Combined oral contraceptives, which contain both estrogen and progesterone, can be used, but we have to be careful because most transplant patients have a higher cardiovascular risk just because of the history of kidney disease. They may have hypertension, a history of blood clots, deep vein thrombosis or lupus nephritis. In all those cases combined, oral contraception would not be the first choice.
Healio: Once a woman is pregnant, does pregnancy affect kidney function?
Shah: Pregnancy does impact kidney function, in general, because there is hyperfiltration, which occurs during pregnancy, there is increase in GFR. Usually, for women with normal kidney function, creatinine level falls below the baseline during pregnancy, especially in the first and second trimesters. If they had a baseline creatinine of 1 mg/dL, during pregnancy, it would be 0.6 mg/dL to 0.7 mg/dL.
Now, the guidelines we have regarding diagnosis of chronic kidney disease — the KDIGO guidelines and others — do not take pregnancy into account. We don’t have a lot of knowledge on how to define chronic kidney disease or even acute kidney injury with pregnancy. However, we do know creatinine falls, so we have to take that into account when we are evaluating kidney function of women with kidney transplants. Even normal creatinine levels may indicate an acute kidney injury because there is decrease in creatinine during pregnancy.

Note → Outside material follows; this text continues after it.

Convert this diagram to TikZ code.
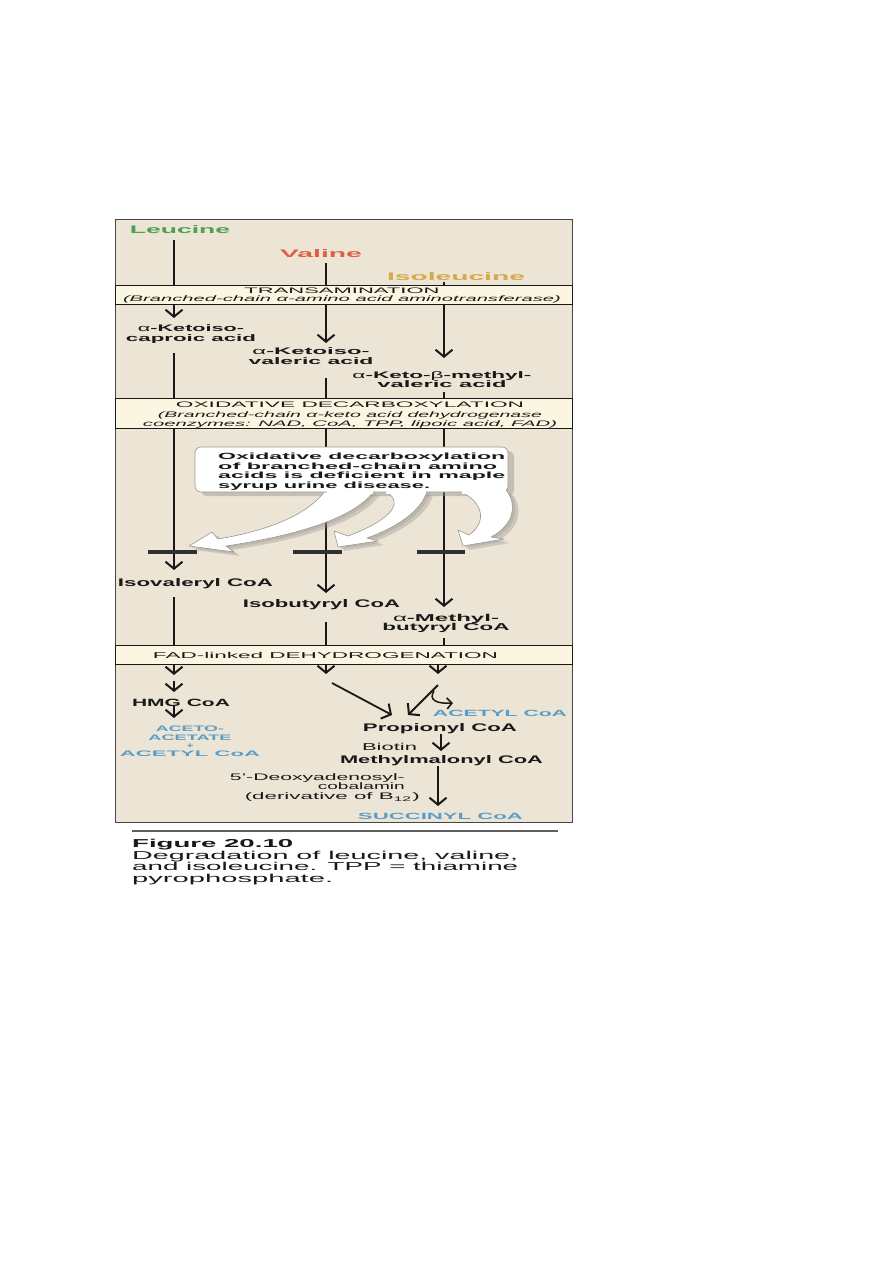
\documentclass[tikz,border=0pt]{standalone}
\usepackage{fontspec}
\setmainfont{Liberation Sans}
\usepackage{graphicx}
\usetikzlibrary{arrows.meta,calc}
\newcommand\fw[2]{\resizebox{#1pt}{\height}{#2}}
\newcommand\fs[2]{\fontsize{#1}{#2}\selectfont}
\definecolor{bg}{RGB}{236,228,213}
\definecolor{boxfill}{RGB}{250,246,226}
\definecolor{leuc}{RGB}{78,160,85}
\definecolor{valc}{RGB}{222,95,65}
\definecolor{ilec}{RGB}{214,170,72}
\definecolor{bluec}{RGB}{88,158,200}
\definecolor{ink}{RGB}{25,25,25}
\definecolor{shade}{RGB}{150,145,140}
\newcommand\pathA{(325,491) .. controls (305,518) and (260,532) .. (218,539) -- (212,532) -- (189,546) -- (234,552) -- (226,546) .. controls (280,538) and (352,522) .. (374,491) -- cycle}
\newcommand\pathB{(384,491) .. controls (404,500) and (396,518) .. (348,536) -- (334,531) -- (338,547) -- (378,541) -- (367,538) .. controls (398,527) and (422,510) .. (427,491) -- cycle}
\newcommand\pathC{(460,491) .. controls (484,503) and (487,522) .. (469,535) -- (458,530) -- (463,546) -- (504,539) -- (491,537) .. controls (514,525) and (517,505) .. (507,491) -- cycle}
\newcommand\pathBox{[rounded corners=6pt] (195,447) rectangle (508,492)}
\tikzset{
  txt/.style={inner sep=0pt, text=ink},
  conn/.style={line width=1.8pt, draw=ink},
  arr/.style={conn, -{Straight Barb[length=7pt,width=17pt,line width=2pt]}},
  band/.style={draw=ink, line width=1pt, fill=boxfill},
  blockbar/.style={line width=4pt, draw=ink!90},
  cshadow/.style={fill=shade, opacity=0.35},
  cwhite/.style={fill=white, draw=ink!45, line width=0.6pt, line join=round},
}
\begin{document}
\begin{tikzpicture}[x=1pt,y=-1pt]
\path[use as bounding box, fill=white] (0,0) rectangle (893,1263);
% panel
\draw[fill=bg, draw=ink!80, line width=0.8pt] (115,219) rectangle (572,822);
% bands
\node[band, minimum width=457pt, minimum height=19pt, anchor=north west, inner sep=0pt] (trans) at (115,285) {};
\node[band, minimum width=457pt, minimum height=30pt, anchor=north west, inner sep=0pt] (oxid) at (115,398) {};
\node[band, minimum width=457pt, minimum height=19pt, anchor=north west, inner sep=0pt] (fad) at (115,645) {};
% column coordinates
\coordinate (cL) at (174,0);
\coordinate (cV) at (326,0);
\coordinate (cI) at (444,0);
\coordinate (cI2) at (438,0);
% amino acids
\node[txt, font={\fs{11}{12}\bfseries}, text=leuc] (leu) at (180,230) {\fw{100}{Leucine}};
\node[txt, font={\fs{11}{12}\bfseries}, text=valc] (val) at (321,254) {\fw{82}{Valine}};
\node[txt, font={\fs{11}{12}\bfseries}, text=ilec] (ile) at (456,277) {\fw{138}{Isoleucine}};
% band texts
\node[txt, font={\fs{8}{8.5}}, align=center] (transT) at (342,295.3) {\fw{195}{TRANSAMINATION}\\{\itshape\fw{438}{(Branched-chain α-amino acid aminotransferase)}}};
\node[txt, font={\fs{8}{9.5}}, align=center] (oxidT) at (350,415.2) {\fw{348}{OXIDATIVE DECARBOXYLATION}\\{\itshape\fw{384}{(Branched-chain α-keto acid dehydrogenase}}\\{\itshape\fw{414}{coenzymes: NAD, CoA, TPP, lipoic acid, FAD)}}};
\node[txt, font={\fs{8.5}{9}}] (fadT) at (325.5,655.5) {\fw{345}{FAD-linked DEHYDROGENATION}};
% keto acids
\node[txt, font={\fs{9.5}{10}\bfseries}, align=center] (kL) at (191,334) {\fw{106}{{\mdseries α}-Ketoiso-}\\\fw{130}{caproic acid}};
\node[txt, font={\fs{9.5}{9.5}\bfseries}, align=center] (kV) at (311,356) {\fw{117}{{\mdseries α}-Ketoiso-}\\\fw{125}{valeric acid}};
\node[txt, font={\fs{9.5}{9.5}\bfseries}, align=center] (kI) at (442,379.5) {\fw{179}{{\mdseries α}-Keto-{\mdseries β}-methyl-}\\\fw{129}{valeric acid}};
% column connectors, upper part
\coordinate (leuout) at (174,240);
\coordinate (valout) at (326,263);
\coordinate (ileout) at (444,282);
\draw[conn] (leuout) -- (trans.north -| cL);
\draw[conn] (valout) -- (trans.north -| cV);
\draw[conn] (ileout) -- (trans.north -| cI);
\coordinate (kLin) at (174,318);
\coordinate (kVin) at (326,343);
\coordinate (kIin) at (444,358);
\draw[arr] (trans.south -| cL) -- (kLin);
\draw[arr] (trans.south -| cV) -- (kVin);
\draw[arr] (trans.south -| cI) -- (kIin);
\coordinate (kLout) at (174,353);
\coordinate (kVout) at (326,378);
\coordinate (kIout) at (444,392);
\draw[conn] (kLout) -- (oxid.north -| cL);
\draw[conn] (kVout) -- (oxid.north -| cV);
\draw[conn] (kIout) -- (oxid.north -| cI);
% CoA esters
\coordinate (cLin) at (174,570);
\coordinate (cVin) at (326,593);
\coordinate (cIin) at (444,607);
\draw[arr] (oxid.south -| cL) -- (cLin);
\draw[arr] (oxid.south -| cV) -- (cVin);
\draw[arr] (oxid.south -| cI) -- (cIin);
% callout: shadow, arrows, box
\begin{scope}[shift={(6,4)}]
  \fill[cshadow] \pathA;
  \fill[cshadow] \pathB;
  \fill[cshadow] \pathC;
  \fill[cshadow, opacity=0.45] \pathBox;
\end{scope}
\begin{scope}[shift={(3,2)}]
  \fill[cshadow, opacity=0.3] \pathA;
  \fill[cshadow, opacity=0.3] \pathB;
  \fill[cshadow, opacity=0.3] \pathC;
\end{scope}
\filldraw[cwhite] \pathA;
\filldraw[cwhite] \pathB;
\filldraw[cwhite] \pathC;
\filldraw[cwhite] \pathBox;
\fill[white] (326.5,486) rectangle (372.5,493.5);
\fill[white] (385.5,486) rectangle (425.5,493.5);
\fill[white] (461.5,486) rectangle (505.5,493.5);
\node[txt, font={\fs{9}{9.5}\bfseries}, align=left, anchor=west] (callout) at (218,471.5) {\fw{287}{Oxidative decarboxylation}\\\fw{279}{of branched-chain amino}\\\fw{287}{acids is deficient in maple}\\\fw{212}{syrup urine disease.}};
% blocking bars
\draw[blockbar] (148,552) -- (197,552);
\draw[blockbar] (293,552) -- (342,552);
\draw[blockbar] (417,552) -- (465,552);
% CoA labels
\node[txt, font={\fs{11}{12}\bfseries}] (isv) at (195.5,584) {\fw{155}{Isovaleryl CoA}};
\node[txt, font={\fs{11}{12}\bfseries}] (isb) at (321.5,605) {\fw{157}{Isobutyryl CoA}};
\node[txt, font={\fs{10}{9.5}\bfseries}, align=center] (mb) at (446,623.5) {\fw{106}{{\mdseries α}-Methyl-}\\\fw{127}{butyryl CoA}};
\coordinate (isvout) at (174,597);
\coordinate (isbout) at (326,622);
\coordinate (mbout) at (444,638);
\draw[conn] (isvout) -- (fad.north -| cL);
\draw[conn] (isbout) -- (fad.north -| cV);
\draw[conn] (mbout) -- (fad.north -| cI);
% lower part: leucine
\coordinate (l1) at (174,675);
\coordinate (l2a) at (174,681);
\coordinate (l2b) at (174,692);
\coordinate (l3a) at (174,705);
\coordinate (l3b) at (174,718);
\draw[arr] (fad.south -| cL) -- (l1);
\draw[arr] (l2a) -- (l2b);
\node[txt, font={\fs{10.5}{12}\bfseries}] (hmg) at (181,702.5) {\fw{98}{HMG CoA}};
\draw[arr] (l3a) -- (l3b);
\node[txt, font={\fs{8}{8.3}\bfseries}, text=bluec, align=center] (aceto) at (190,741.5) {\fw{68}{ACETO-}\\\fw{83}{ACETATE}\\\fw{7}{+}\\\fw{140}{ACETYL CoA}};
% valine
\coordinate (v1) at (326,674);
\coordinate (v2a) at (332,683);
\coordinate (v2b) at (392,715);
\draw[arr] (fad.south -| cV) -- (v1);
\draw[arr] (v2a) -- (v2b);
% isoleucine
\coordinate (i1) at (438,674);
\coordinate (i2a) at (438,685);
\coordinate (i2b) at (408,715);
\coordinate (i3a) at (434,691);
\coordinate (i3b) at (453,703);
\draw[arr] (fad.south -| cI2) -- (i1);
\draw[arr] (i2a) -- (i2b);
\draw[conn, line width=1.5pt, -{Straight Barb[length=5pt,width=11pt,line width=1.6pt]}] (i3a) .. controls (428,700) and (437,704) .. (i3b);
\node[txt, font={\fs{9}{10}\bfseries}, text=bluec] (acetR) at (500,713) {\fw{134}{ACETYL CoA}};
\node[txt, font={\fs{11}{12}\bfseries}] (prop) at (440,728.5) {\fw{154}{Propionyl CoA}};
\node[txt, font={\fs{10}{12}}] (biot) at (389.5,746.5) {\fw{55}{Biotin}};
\coordinate (p1) at (441,734);
\coordinate (p2) at (441,751);
\draw[arr] (p1) -- (p2);
\node[txt, font={\fs{11}{12}\bfseries}] (mm) at (441.5,761) {\fw{203}{Methylmalonyl CoA}};
\node[txt, font={\fs{9.5}{9.7}}, align=right, anchor=east] (deoxy) at (405,787.5) {\fw{175}{5'-Deoxyadenosyl-}\\\fw{87}{cobalamin}\\\fw{175}{(derivative of B\textsubscript{12})}\hspace*{-15pt}};
\coordinate (m1) at (438,766);
\coordinate (m2) at (438,806);
\draw[arr] (m1) -- (m2);
\node[txt, font={\fs{9}{10}\bfseries}, text=bluec] (succ) at (440.5,816) {\fw{165}{SUCCINYL CoA}};
% caption
\coordinate (capL) at (132,831);
\coordinate (capR) at (558,831);
\draw[draw=ink!70, line width=1.5pt] (capL) -- (capR);
\node[txt, font={\fs{11.5}{11.5}}, align=left, anchor=north west] (cap) at (132,839) {{\bfseries\fw{161}{Figure 20.10}}\\\fw{386}{Degradation of leucine, valine,}\\\fw{386}{and isoleucine. TPP = thiamine}\\\fw{201}{pyrophosphate.}};
\end{tikzpicture}
\end{document}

Healio: Does kidney disease, transplantation or donation present elevated maternal or fetal risks?
Shah: Kidney transplant does increase risks for adverse maternal and fetal outcomes. This is a high-risk pregnancy. Kidney transplant increases risks for caesarean section and preeclampsia. The risk for preeclampsia is much, much higher for women with kidney transplant compared with the general population.
There is also an increase in the risk of worsening of kidney function with pregnancy, and that, again, depends upon the baseline creatinine level. Studies have shown — not in the transplant population, but in patients with chronic kidney disease — that if your creatinine was more than 2 mg/dL, you had a 30% chance of needing dialysis by 12 months postpartum.

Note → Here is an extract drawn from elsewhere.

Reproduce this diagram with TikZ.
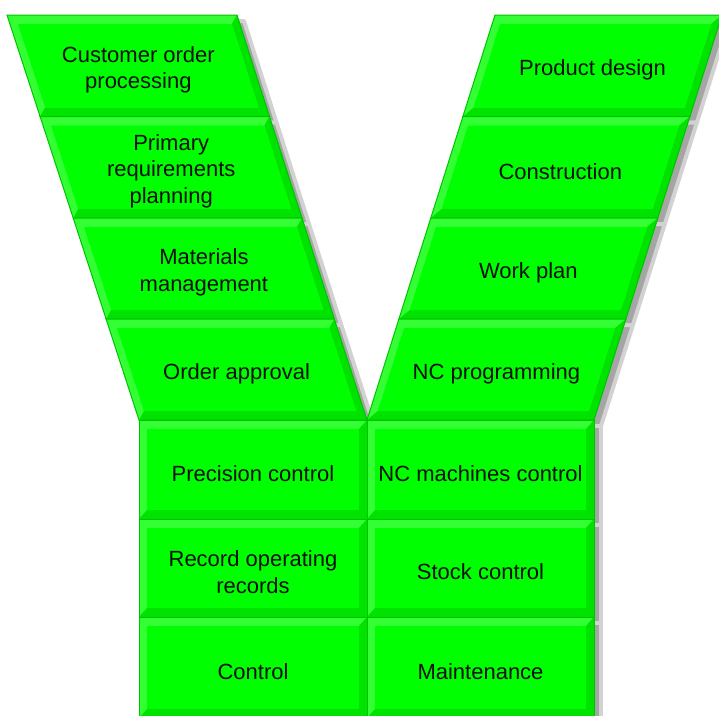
\documentclass[tikz,border=0pt]{standalone}
\usepackage{fontspec}
\setmainfont{Liberation Sans}
\definecolor{cellmain}{RGB}{0,255,0}
\definecolor{celllight}{RGB}{52,255,52}
\definecolor{celldark}{RGB}{0,226,0}
\definecolor{cellline}{RGB}{0,195,0}
\definecolor{celltxt}{RGB}{15,15,15}
\definecolor{shadowin}{RGB}{165,165,165}
\definecolor{shadowout}{RGB}{210,210,210}
\tikzset{
  cellshadowstyle/.style={shift={(7,6)}, fill=shadowin, draw=shadowout,
      line width=4pt, line join=round},
  celltext/.style={align=center, text=celltxt, inner sep=0pt,
      font=\fontsize{22pt}{26.5pt}\selectfont}
}
% #1 xTL, #2 xTR, #3 xBR, #4 xBL, #5 ytop, #6 ybot
\newcommand\vcellshadow[6]{\path[cellshadowstyle] (#1,#5) -- (#2,#5) -- (#3,#6) -- (#4,#6) -- cycle;}
\newcommand\vcellbox[8]{%
  \pgfmathsetmacro\ta{9/(#6-#5)}%
  \pgfmathsetmacro\itl{#1+(#4-#1)*\ta+8}%
  \pgfmathsetmacro\itr{#2+(#3-#2)*\ta-8}%
  \pgfmathsetmacro\ibr{#2+(#3-#2)*(1-\ta)-8}%
  \pgfmathsetmacro\ibl{#1+(#4-#1)*(1-\ta)+8}%
  \pgfmathsetmacro\iyt{#5+9}%
  \pgfmathsetmacro\iyb{#6-9}%
  \pgfmathsetmacro\cx{(#1+#2+#3+#4)/4}%
  \pgfmathsetmacro\cy{(#5+#6)/2+4}%
  \fill[celllight] (#1,#5) -- (#2,#5) -- (#3,#6) -- (#4,#6) -- cycle;
  \fill[celldark] (#2,#5) -- (#3,#6) -- (#4,#6) -- (\ibl,\iyb) -- (\ibr,\iyb) -- (\itr,\iyt) -- cycle;
  \fill[cellmain] (\itl,\iyt) -- (\itr,\iyt) -- (\ibr,\iyb) -- (\ibl,\iyb) -- cycle;
  \draw[cellline, line width=1pt] (#1,#5) -- (#2,#5) -- (#3,#6) -- (#4,#6) -- cycle;
  \node[celltext] (#7) at (\cx,\cy) {#8};
}
\begin{document}
\begin{tikzpicture}[x=1pt,y=-1pt]
\clip (0,0) rectangle (719,715);
\fill[white] (0,0) rectangle (719,715);
% shadows
\vcellshadow{7}{237}{269.5}{40.1}{15}{116.5}
\vcellshadow{40.1}{269.5}{302}{73.2}{116.5}{218}
\vcellshadow{73.2}{302}{334.3}{106.1}{218}{319}
\vcellshadow{106.1}{334.3}{367}{139}{319}{420}
\vcellshadow{495}{722}{689.9}{462.9}{15}{116.5}
\vcellshadow{462.9}{689.9}{657.8}{430.8}{116.5}{218}
\vcellshadow{430.8}{657.8}{625.9}{398.9}{218}{319}
\vcellshadow{398.9}{625.9}{594}{367}{319}{420}
\vcellshadow{139}{367}{367}{139}{420}{519}
\vcellshadow{139}{367}{367}{139}{519}{617}
\vcellshadow{139}{367}{367}{139}{617}{718}
\vcellshadow{367}{594}{594}{367}{420}{519}
\vcellshadow{367}{594}{594}{367}{519}{617}
\vcellshadow{367}{594}{594}{367}{617}{718}
% left arm
\vcellbox{7}{237}{269.5}{40.1}{15}{116.5}{cop}{Customer order\\processing}
\vcellbox{40.1}{269.5}{302}{73.2}{116.5}{218}{prp}{Primary\\requirements\\planning}
\vcellbox{73.2}{302}{334.3}{106.1}{218}{319}{mm}{Materials\\management}
\vcellbox{106.1}{334.3}{367}{139}{319}{420}{oa}{Order approval}
% right arm
\vcellbox{495}{722}{689.9}{462.9}{15}{116.5}{pd}{Product design}
\vcellbox{462.9}{689.9}{657.8}{430.8}{116.5}{218}{con}{Construction}
\vcellbox{430.8}{657.8}{625.9}{398.9}{218}{319}{wp}{Work plan}
\vcellbox{398.9}{625.9}{594}{367}{319}{420}{ncp}{NC programming}
% stem
\vcellbox{139}{367}{367}{139}{420}{519}{pc}{Precision control}
\vcellbox{139}{367}{367}{139}{519}{617}{ror}{Record operating\\records}
\vcellbox{139}{367}{367}{139}{617}{718}{ctl}{Control}
\vcellbox{367}{594}{594}{367}{420}{519}{ncm}{NC machines control}
\vcellbox{367}{594}{594}{367}{519}{617}{sc}{Stock control}
\vcellbox{367}{594}{594}{367}{617}{718}{mt}{Maintenance}
\end{tikzpicture}
\end{document}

Adverse fetal risk also is higher for women with kidney transplants. There is higher risk of preterm birth, low birth weight, intrauterine growth restriction and perinatal mortality with kidney transplant compared with the non-transplant population.
Healio: Does kidney donation present any elevated risks?

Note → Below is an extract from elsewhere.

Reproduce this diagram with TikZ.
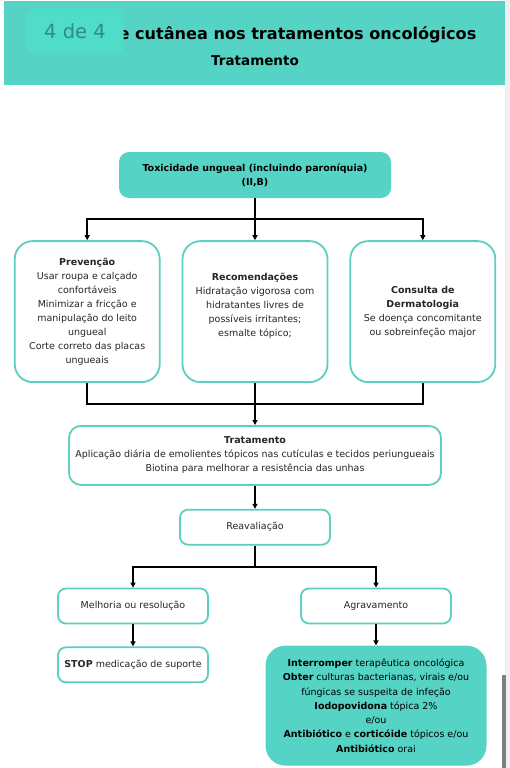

Shah: Kidney donation also increases risks, but these are much less compared with the kidney transplant population. Studies have shown that kidney donation increases the risk for preeclampsia and gestational hypertension by 2.4-fold compared with women who have not donated a kidney.
Healio: Finally, in the postpartum period, are there any special considerations with breastfeeding or follow-up?
Shah: This is an important question. Breastfeeding is safe with kidney transplant.
I was surprised to see that even right now it is not widely known that breastfeeding is safe. Even in the kidney care community, it is perceived that breastfeeding is not safe. I recently had a patient who was admitted to a community hospital, and she was told not to breastfeed, that it’s not safe.
It is important for us to highlight that breastfeeding, if the patient is on optimal immunosuppression — calcineurin inhibitors, azathioprine and prednisone — is safe. We do not have a lot of data on mycophenolate and breastfeeding.
It is important for us to counsel women about pregnancy risks and have a close follow-up
with a multidisciplinary team. These are high-risk pregnancies, and women will need a maternal fetal medicine specialist and a neonatologist in addition to a transplant nephrologist. The women should deliver and be followed in a tertiary care center that has a neonatal intensive care unit, because the majority of these babies are preterm.
Reference:
Shah S, et al. J Am Soc Neph. 2023:doi:10.1681/ASN.20233411S152a.